>>>
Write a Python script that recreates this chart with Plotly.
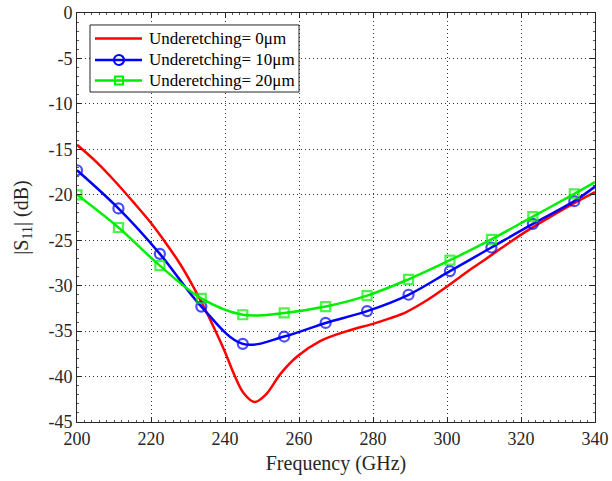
import plotly.graph_objects as go

# Red: Underetching = 0 um (line only)
red_f = [200, 205, 210, 215, 220, 224, 228, 231, 234, 237, 240, 242.5, 245, 248, 251,
         255, 259.5, 265.7, 273, 280, 284.5, 289, 295, 300, 305, 310, 316, 321.5, 328, 334, 340]
red_db = [-14.5, -16.3, -18.4, -20.7, -23.1, -25.3, -27.7, -29.8, -32.1, -34.6, -37.3,
          -39.8, -41.8, -42.8, -42.0, -39.7, -37.8, -36.1, -35.0, -34.2, -33.6, -32.9,
          -31.5, -30.1, -28.6, -27.2, -25.5, -24.0, -22.4, -21.0, -19.7]

# Marker frequencies (blue and green), plus end point at 340
mk_f = [200, 211.2, 222.4, 233.6, 244.8, 256, 267.2, 278.4, 289.6, 300.8, 312, 323.2, 334.4, 340]
blue_db = [-17.3, -21.5, -26.5, -32.3, -36.4, -35.6, -34.1, -32.8, -31.0, -28.4, -25.8,
           -23.2, -20.7, -19.1]
green_db = [-20.0, -23.6, -27.8, -31.4, -33.2, -33.0, -32.3, -31.1, -29.3, -27.2, -24.9,
            -22.4, -19.9, -18.6]

names = ["Underetching= 0μm", "Underetching= 10μm", "Underetching= 20μm"]
colors = ["#ff0000", "#0000ff", "#00ee00"]
x_ticks = [200, 220, 240, 260, 280, 300, 320, 340]
y_ticks = [0, -5, -10, -15, -20, -25, -30, -35, -40, -45]

FONT = "Liberation Serif, Times New Roman, serif"
AX = "#262626"
msizes = [10] * (len(mk_f) - 1) + [0]

fig = go.Figure()
fig.add_trace(go.Scatter(x=red_f, y=red_db, mode="lines", name=names[0], showlegend=False,
                         line=dict(color=colors[0], width=2.5, shape="spline", smoothing=1.0)))
fig.add_trace(go.Scatter(x=mk_f, y=blue_db, mode="lines+markers", name=names[1], showlegend=False,
                         line=dict(color=colors[1], width=2.5, shape="spline", smoothing=1.0),
                         marker=dict(symbol="circle-open", size=msizes, color=colors[1],
                                     line=dict(width=2.2, color=colors[1]))))
fig.add_trace(go.Scatter(x=mk_f, y=green_db, mode="lines+markers", name=names[2], showlegend=False,
                         line=dict(color=colors[2], width=2.5, shape="spline", smoothing=1.0),
                         marker=dict(symbol="square-open", size=[s * 0.9 for s in msizes], color=colors[2],
                                     line=dict(width=2.2, color=colors[2]))))

axis_common = dict(
    showline=True, linecolor=AX, linewidth=1, mirror="ticks",
    ticks="inside", ticklen=5, tickcolor=AX,
    showgrid=True, gridcolor="#333333", griddash="1px,3px", gridwidth=1,
    zeroline=False, automargin=False,
    tickfont=dict(family=FONT, size=18, color=AX),
)

fig.update_xaxes(range=[200, 340], tickvals=x_ticks, ticktext=[str(v) for v in x_ticks],
                 title=dict(text="Frequency (GHz)", font=dict(family=FONT, size=20, color=AX),
                            standoff=8),
                 minor=dict(ticks="inside", ticklen=2, dtick=2, tickcolor="#555555", showgrid=False),
                 **axis_common)
fig.update_yaxes(range=[-45, 0], tickvals=y_ticks, ticktext=[str(v) for v in y_ticks],
                 title=dict(text="|S<sub>11</sub>| (dB)", font=dict(family=FONT, size=20, color=AX),
                            standoff=14),
                 minor=dict(ticks="inside", ticklen=2, dtick=1, tickcolor="#555555", showgrid=False),
                 **axis_common)

# Custom legend (paper coordinates of plot area)
box = dict(x0=0.0251, x1=0.4286, y0=0.8068, y1=0.9707)
fig.add_shape(type="rect", xref="paper", yref="paper", **box,
              line=dict(color=AX, width=1), fillcolor="white", layer="above")
row_y = [0.9377, 0.8851, 0.8350]
line_x = (0.0347, 0.1255)
mark_x = 0.0811
text_x = 0.1351
for i, (nm, c) in enumerate(zip(names, colors)):
    fig.add_shape(type="line", xref="paper", yref="paper", x0=line_x[0], x1=line_x[1],
                  y0=row_y[i], y1=row_y[i], line=dict(color=c, width=2.5), layer="above")
    fig.add_annotation(x=text_x, y=row_y[i], xref="paper", yref="paper", text=nm,
                       showarrow=False, xanchor="left", yanchor="middle",
                       font=dict(family=FONT, size=17, color="#000000"))
# legend markers
fig.add_shape(type="circle", xref="paper", yref="paper", xsizemode="pixel", ysizemode="pixel",
              xanchor=mark_x, yanchor=row_y[1], x0=-5, x1=5, y0=-5, y1=5,
              line=dict(color=colors[1], width=2.2), fillcolor="rgba(0,0,0,0)", layer="above")
fig.add_shape(type="rect", xref="paper", yref="paper", xsizemode="pixel", ysizemode="pixel",
              xanchor=mark_x, yanchor=row_y[2], x0=-4, x1=4, y0=-4, y1=4,
              line=dict(color=colors[2], width=2.2), fillcolor="rgba(0,0,0,0)", layer="above")

fig.update_layout(
    width=612, height=481,
    margin=dict(l=77, r=17, t=13, b=59),
    paper_bgcolor="white", plot_bgcolor="white",
    font=dict(family=FONT, color="#000000"),
    showlegend=False,
)

fig.write_html("out.html", config={"displayModeBar": False},
               post_script="document.body.style.margin='0px';")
<<<
[Directive] Write out again every line above exactly as given; the pictures do not belong in the copy.

[Result]
Write a Python script that recreates this chart with Plotly.
import plotly.graph_objects as go

# Red: Underetching = 0 um (line only)
red_f = [200, 205, 210, 215, 220, 224, 228, 231, 234, 237, 240, 242.5, 245, 248, 251,
         255, 259.5, 265.7, 273, 280, 284.5, 289, 295, 300, 305, 310, 316, 321.5, 328, 334, 340]
red_db = [-14.5, -16.3, -18.4, -20.7, -23.1, -25.3, -27.7, -29.8, -32.1, -34.6, -37.3,
          -39.8, -41.8, -42.8, -42.0, -39.7, -37.8, -36.1, -35.0, -34.2, -33.6, -32.9,
          -31.5, -30.1, -28.6, -27.2, -25.5, -24.0, -22.4, -21.0, -19.7]

# Marker frequencies (blue and green), plus end point at 340
mk_f = [200, 211.2, 222.4, 233.6, 244.8, 256, 267.2, 278.4, 289.6, 300.8, 312, 323.2, 334.4, 340]
blue_db = [-17.3, -21.5, -26.5, -32.3, -36.4, -35.6, -34.1, -32.8, -31.0, -28.4, -25.8,
           -23.2, -20.7, -19.1]
green_db = [-20.0, -23.6, -27.8, -31.4, -33.2, -33.0, -32.3, -31.1, -29.3, -27.2, -24.9,
            -22.4, -19.9, -18.6]

names = ["Underetching= 0μm", "Underetching= 10μm", "Underetching= 20μm"]
colors = ["#ff0000", "#0000ff", "#00ee00"]
x_ticks = [200, 220, 240, 260, 280, 300, 320, 340]
y_ticks = [0, -5, -10, -15, -20, -25, -30, -35, -40, -45]

FONT = "Liberation Serif, Times New Roman, serif"
AX = "#262626"
msizes = [10] * (len(mk_f) - 1) + [0]

fig = go.Figure()
fig.add_trace(go.Scatter(x=red_f, y=red_db, mode="lines", name=names[0], showlegend=False,
                         line=dict(color=colors[0], width=2.5, shape="spline", smoothing=1.0)))
fig.add_trace(go.Scatter(x=mk_f, y=blue_db, mode="lines+markers", name=names[1], showlegend=False,
                         line=dict(color=colors[1], width=2.5, shape="spline", smoothing=1.0),
                         marker=dict(symbol="circle-open", size=msizes, color=colors[1],
                                     line=dict(width=2.2, color=colors[1]))))
fig.add_trace(go.Scatter(x=mk_f, y=green_db, mode="lines+markers", name=names[2], showlegend=False,
                         line=dict(color=colors[2], width=2.5, shape="spline", smoothing=1.0),
                         marker=dict(symbol="square-open", size=[s * 0.9 for s in msizes], color=colors[2],
                                     line=dict(width=2.2, color=colors[2]))))

axis_common = dict(
    showline=True, linecolor=AX, linewidth=1, mirror="ticks",
    ticks="inside", ticklen=5, tickcolor=AX,
    showgrid=True, gridcolor="#333333", griddash="1px,3px", gridwidth=1,
    zeroline=False, automargin=False,
    tickfont=dict(family=FONT, size=18, color=AX),
)

fig.update_xaxes(range=[200, 340], tickvals=x_ticks, ticktext=[str(v) for v in x_ticks],
                 title=dict(text="Frequency (GHz)", font=dict(family=FONT, size=20, color=AX),
                            standoff=8),
                 minor=dict(ticks="inside", ticklen=2, dtick=2, tickcolor="#555555", showgrid=False),
                 **axis_common)
fig.update_yaxes(range=[-45, 0], tickvals=y_ticks, ticktext=[str(v) for v in y_ticks],
                 title=dict(text="|S<sub>11</sub>| (dB)", font=dict(family=FONT, size=20, color=AX),
                            standoff=14),
                 minor=dict(ticks="inside", ticklen=2, dtick=1, tickcolor="#555555", showgrid=False),
                 **axis_common)

# Custom legend (paper coordinates of plot area)
box = dict(x0=0.0251, x1=0.4286, y0=0.8068, y1=0.9707)
fig.add_shape(type="rect", xref="paper", yref="paper", **box,
              line=dict(color=AX, width=1), fillcolor="white", layer="above")
row_y = [0.9377, 0.8851, 0.8350]
line_x = (0.0347, 0.1255)
mark_x = 0.0811
text_x = 0.1351
for i, (nm, c) in enumerate(zip(names, colors)):
    fig.add_shape(type="line", xref="paper", yref="paper", x0=line_x[0], x1=line_x[1],
                  y0=row_y[i], y1=row_y[i], line=dict(color=c, width=2.5), layer="above")
    fig.add_annotation(x=text_x, y=row_y[i], xref="paper", yref="paper", text=nm,
                       showarrow=False, xanchor="left", yanchor="middle",
                       font=dict(family=FONT, size=17, color="#000000"))
# legend markers
fig.add_shape(type="circle", xref="paper", yref="paper", xsizemode="pixel", ysizemode="pixel",
              xanchor=mark_x, yanchor=row_y[1], x0=-5, x1=5, y0=-5, y1=5,
              line=dict(color=colors[1], width=2.2), fillcolor="rgba(0,0,0,0)", layer="above")
fig.add_shape(type="rect", xref="paper", yref="paper", xsizemode="pixel", ysizemode="pixel",
              xanchor=mark_x, yanchor=row_y[2], x0=-4, x1=4, y0=-4, y1=4,
              line=dict(color=colors[2], width=2.2), fillcolor="rgba(0,0,0,0)", layer="above")

fig.update_layout(
    width=612, height=481,
    margin=dict(l=77, r=17, t=13, b=59),
    paper_bgcolor="white", plot_bgcolor="white",
    font=dict(family=FONT, color="#000000"),
    showlegend=False,
)

fig.write_html("out.html", config={"displayModeBar": False},
               post_script="document.body.style.margin='0px';")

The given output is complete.